3. What are you reading right now?   

As a native Russian speaker, I am understandably drawn to that nation’s rich, literary traditions. I am currently re-reading Nikolai Gogol’s The Overcoat and Other Short Stories. Each of the stories is a parable of human tragedies and failings: vanity, pettiness, hypocrisy, self-absorption, cruelty towards others, etc. My favorites are The Nose and The Overcoat. The Nose has a decisive element of the absurd: a human-sized, disembodied nose of a privy counselor comes to life, parading around town and acting as a public official. The story is bitingly satirical, a critique of social hierarchies, which is a recurrent theme in Gogol’s work. The Overcoat concerns an impoverished clerk’s efforts to get a new and decent overcoat, so that his co-workers would stop berating him. In heartbreaking detail, it describes the clerk’s efforts in acquiring an overcoat, his various humiliations, and what happens after he finally gets his new coat. 

4. If you could work in any library (either a type of library or a specific one), what would it be? Why?

I am happy where I am: directing the Technical Services unit at the Ruth Lilly Law Library.  I enjoy every aspect of my duties and responsibilities.  My colleagues, both faculty and staff, are well-respected within the Library and the Law School communities and are wonderful and knowledgeable people. I truly enjoy working with all of them!

5. You suddenly have a free day at work, what project would you work on? 

I think slow days in most work environments are rare.

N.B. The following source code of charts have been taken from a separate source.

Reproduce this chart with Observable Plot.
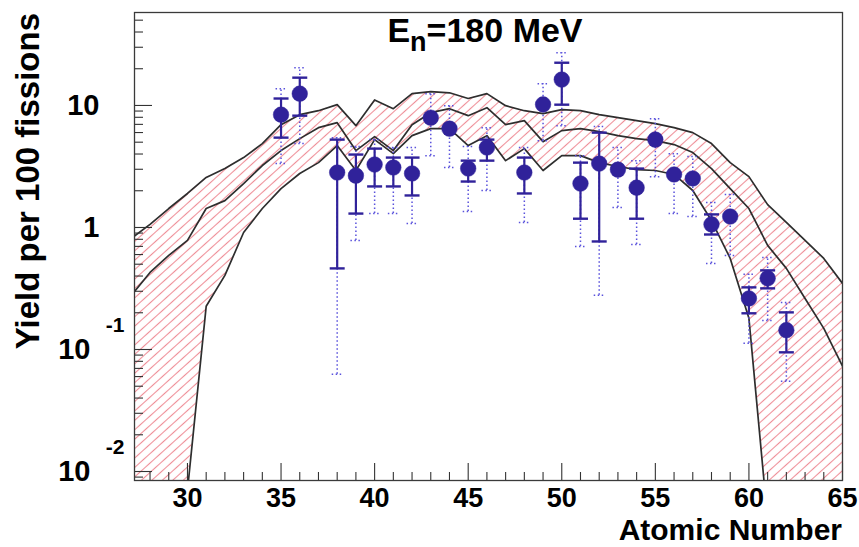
<!DOCTYPE html>
<html>
<head>
<meta charset="utf-8">
<script src="https://cdn.jsdelivr.net/npm/d3@7"></script>
<script src="https://cdn.jsdelivr.net/npm/@observablehq/plot@0.6"></script>
<style>
  html, body { margin: 0; padding: 0; background: #fff; }
  #chart { width: 859px; height: 547px; }
</style>
</head>
<body>
<div id="chart"></div>
<script>
// ---- model band curves (yield per 100 fissions vs atomic number) ----
const curveZ = [27,28,29,30,31,32,33,34,35,36,37,38,39,40,41,42,43,44,45,46,47,48,49,50,51,52,53,54,55,56,57,58,59,60,61,62,63,64,65];
const upperCurve  = [0.813,1.06,1.43,1.90,2.57,3.04,3.74,4.87,6.96,8.41,9.06,10.15,6.83,11.1,9.41,12.5,13.0,12.7,11.4,12.5,9.96,9.06,8.57,9.24,9.06,8.41,7.94,7.51,7.10,6.58,5.99,4.87,3.40,2.61,1.54,1.10,0.783,0.558,0.348];
const middleCurve = [0.278,0.428,0.590,0.783,1.43,1.66,2.29,3.22,4.27,5.35,6.58,7.23,4.27,5.56,4.27,6.96,8.73,9.41,8.25,9.59,6.96,7.51,5.05,6.22,6.46,6.11,5.66,5.35,5.15,4.78,4.11,3.04,2.08,1.43,0.713,0.462,0.262,0.149,0.0729];
const lowerCurve  = [0.0005,0.0005,0.0005,0.007,0.226,0.405,0.91,1.43,2.08,2.77,3.40,4.69,2.93,5.25,4.03,5.66,6.46,6.46,4.69,5.66,3.53,4.43,2.93,3.88,3.88,3.40,3.16,2.98,2.93,2.72,2.01,1.14,0.558,0.180,0.004,0.0005,0.0005,0.0005,0.0005];

// ---- measured yields ----
const pointZ   = [35,36,38,39,40,41,42,43,44,45,46,48,49,50,51,52,53,54,55,56,57,58,59,60,61,62];
const yields   = [8.41,12.5,2.82,2.66,3.28,3.10,2.77,7.94,6.46,3.04,4.52,2.82,10.2,16.3,2.29,3.34,2.98,2.12,5.25,2.72,2.52,1.06,1.23,0.262,0.383,0.144];
const statHigh = [11.4,16.9,5.25,3.96,4.43,3.74,3.74,null,null,3.53,5.25,3.74,null,22.4,3.40,5.99,null,3.04,null,null,null,1.28,null,0.323,0.445,0.2015];
const statLow  = [5.45,8.25,0.462,1.30,2.17,2.17,1.83,null,null,2.38,3.53,1.90,null,10.15,1.18,0.768,null,1.18,null,null,null,0.876,null,0.198,0.317,0.0948];
const totHigh  = [13.7,20.4,5.45,4.6,5.25,4.52,4.52,12.5,9.96,4.6,6.58,4.52,15.1,27.0,3.88,6.71,4.52,3.53,7.80,4.03,3.81,1.60,1.86,0.413,0.568,0.243];
const totLow   = [3.34,4.87,0.0627,0.783,1.30,1.30,1.08,3.88,3.10,1.35,2.01,1.10,5.15,6.83,0.70,0.278,1.46,0.726,2.61,1.30,1.23,0.507,0.590,0.1124,0.173,0.055];

// ---- axes ----
const xMajorTicks = [30,35,40,45,50,55,60,65];
const xMinorTicks = [28,29,31,32,33,34,36,37,38,39,41,42,43,44,46,47,48,49,51,52,53,54,56,57,58,59,61,62,63,64];
const yMajorTicks = [0.01,0.1,1,10];
const yMinorTicks = [0.009,0.02,0.03,0.04,0.05,0.06,0.07,0.08,0.09,0.2,0.3,0.4,0.5,0.6,0.7,0.8,0.9,2,3,4,5,6,7,8,9,20,30,40,50];
const yPlainLabels = [{v: 10, t: "10"}, {v: 1, t: "1"}];
const yPowerLabels = [{v: 0.1, t: "10", e: "-1"}, {v: 0.01, t: "10", e: "-2"}];

const titleMain = "E";
const titleSub = "n";
const titleRest = "=180 MeV";
const xTitle = "Atomic Number";
const yTitle = "Yield per 100 fissions";

const curves = curveZ.map((z, i) => ({z, up: upperCurve[i], mid: middleCurve[i], lo: lowerCurve[i]}));
const pts = pointZ.map((z, i) => ({z, y: yields[i], sh: statHigh[i], sl: statLow[i], th: totHigh[i], tl: totLow[i]}));
const statPts = pts.filter(d => d.sh != null);

const ink = "#30229a";
const dotted = "#5a52dc";
const capSymbol = {
  draw(ctx, size) {
    const w = Math.sqrt(size / Math.PI);
    ctx.moveTo(-w, 0);
    ctx.lineTo(w, 0);
  }
};

const W = 859, H = 547;
const mL = 134, mR = 17, mT = 12, mB = 67;
const frameW = W - mL - mR, frameH = H - mT - mB;
const font = "'Liberation Sans', Arial, Helvetica, sans-serif";

const chart = Plot.plot({
  width: W,
  height: H,
  marginLeft: mL,
  marginRight: mR,
  marginTop: mT,
  marginBottom: mB,
  style: {fontFamily: font, fontWeight: "bold", background: "#fff", color: "#000", overflow: "visible"},
  x: {domain: [27.17, 65], axis: null},
  y: {type: "log", domain: [0.00844, 57.8], axis: null},
  marks: [
    Plot.areaY(curves, {x: "z", y1: "lo", y2: "up", fill: "url(#hatch)", clip: true}),
    Plot.lineY(curves, {x: "z", y: "up", stroke: "#2e2e2e", strokeWidth: 1.7, clip: true}),
    Plot.lineY(curves, {x: "z", y: "mid", stroke: "#2e2e2e", strokeWidth: 1.7, clip: true}),
    Plot.lineY(curves, {x: "z", y: "lo", stroke: "#2e2e2e", strokeWidth: 1.7, clip: true}),
    // total (dotted) uncertainties
    Plot.ruleX(pts, {x: "z", y1: "tl", y2: "th", stroke: dotted, strokeWidth: 1.5, strokeDasharray: "1.5,2.5", clip: true}),
    Plot.dot(pts, {x: "z", y: "th", symbol: capSymbol, r: 5.5, stroke: dotted, strokeWidth: 1.5, strokeDasharray: "1.5,2.5", fill: "none"}),
    Plot.dot(pts, {x: "z", y: "tl", symbol: capSymbol, r: 5.5, stroke: dotted, strokeWidth: 1.5, strokeDasharray: "1.5,2.5", fill: "none"}),
    // statistical (solid) uncertainties
    Plot.ruleX(statPts, {x: "z", y1: "sl", y2: "sh", stroke: ink, strokeWidth: 2.2}),
    Plot.dot(statPts, {x: "z", y: "sh", symbol: capSymbol, r: 7.5, stroke: ink, strokeWidth: 2.4, fill: "none"}),
    Plot.dot(statPts, {x: "z", y: "sl", symbol: capSymbol, r: 7.5, stroke: ink, strokeWidth: 2.4, fill: "none"}),
    Plot.dot(pts, {x: "z", y: "y", r: 7.8, fill: ink, stroke: ink, strokeWidth: 0.5}),
    // ticks (drawn inside the frame)
    Plot.tickX(xMajorTicks, {x: d => d, insetTop: frameH - 17, stroke: "#333", strokeWidth: 1.1}),
    Plot.tickX(xMinorTicks, {x: d => d, insetTop: frameH - 8, stroke: "#333", strokeWidth: 1.1}),
    Plot.tickY(yMajorTicks, {y: d => d, insetRight: frameW - 18, stroke: "#333", strokeWidth: 1.1}),
    Plot.tickY(yMinorTicks, {y: d => d, insetRight: frameW - 9, stroke: "#333", strokeWidth: 1.1}),
    Plot.frame({stroke: "#3a3a3a", strokeWidth: 1.3}),
    // tick labels
    Plot.text(xMajorTicks, {x: d => d, text: d => String(d), frameAnchor: "bottom", lineAnchor: "top", dy: 7, fontSize: 27, fill: "#000"}),
    Plot.text(yPlainLabels, {y: "v", text: "t", frameAnchor: "left", textAnchor: "end", lineAnchor: "middle", dx: -35, fontSize: 29, fill: "#000"}),
    Plot.text(yPowerLabels, {y: "v", text: "t", frameAnchor: "left", textAnchor: "end", lineAnchor: "middle", dx: -44, fontSize: 29, fill: "#000"}),
    Plot.text(yPowerLabels, {y: "v", text: "e", frameAnchor: "left", textAnchor: "end", lineAnchor: "middle", dx: -10, dy: -24, fontSize: 21, fill: "#000"})
  ]
});

// hatch pattern definition
const svgSel = d3.select(chart);
const defs = svgSel.insert("defs", ":first-child");
const pat = defs.append("pattern")
  .attr("id", "hatch")
  .attr("patternUnits", "userSpaceOnUse")
  .attr("width", 14)
  .attr("height", 7)
  .attr("patternTransform", "rotate(-42)");
pat.append("line")
  .attr("x1", -1).attr("y1", 3.5).attr("x2", 15).attr("y2", 3.5)
  .attr("stroke", "#ee8e97").attr("stroke-width", 1.1);

// titles
const t = svgSel.append("text")
  .attr("x", 485).attr("y", 42)
  .attr("text-anchor", "middle")
  .attr("font-family", font).attr("font-weight", "bold").attr("font-size", 34).attr("fill", "#000");
t.append("tspan").text(titleMain);
t.append("tspan").attr("font-size", 27).attr("dy", 9).text(titleSub);
t.append("tspan").attr("dy", -9).text(titleRest);

svgSel.append("text")
  .attr("x", W - mR).attr("y", 540)
  .attr("text-anchor", "end")
  .attr("font-family", font).attr("font-weight", "bold").attr("font-size", 30).attr("fill", "#000")
  .text(xTitle);

svgSel.append("text")
  .attr("transform", "translate(39,13) rotate(-90)")
  .attr("text-anchor", "end")
  .attr("font-family", font).attr("font-weight", "bold").attr("font-size", 33).attr("fill", "#000")
  .text(yTitle);

document.getElementById("chart").appendChild(chart);
</script>
</body>
</html>
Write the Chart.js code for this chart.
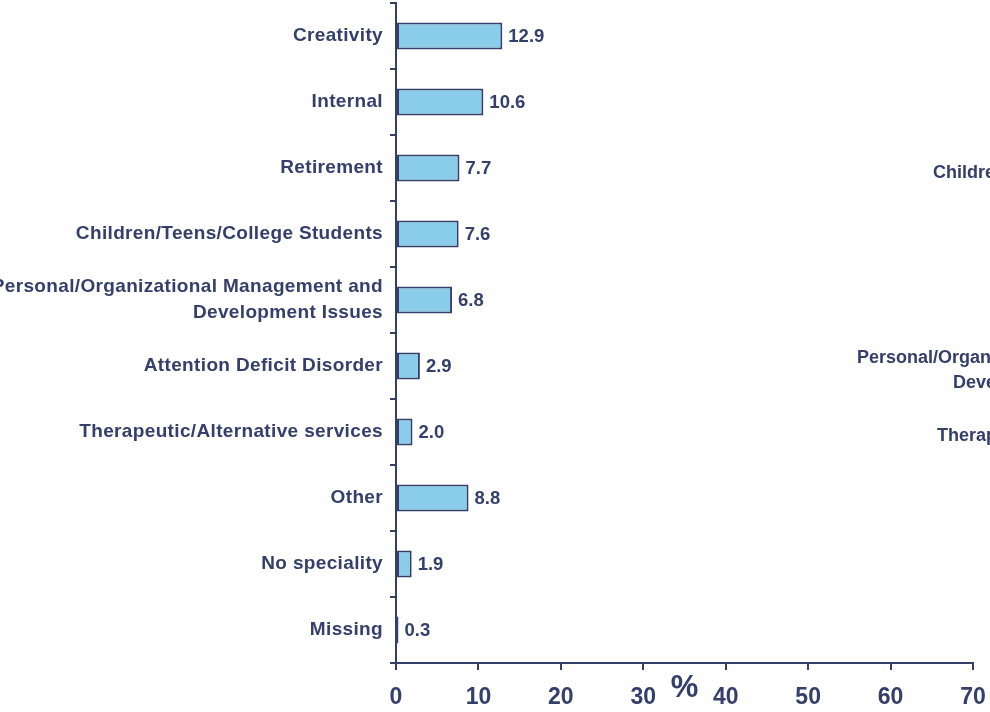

If I suddenly had a free day, I would focus first on organization – getting the paper and information monster under control – since, as all librarians know, organization is the key to everything else.  After that, I would chip away at one of my current projects: a comprehensive inventory of our microform collection, reconciling the online catalog bibliographic data with the physical microfiche and microfilm holdings.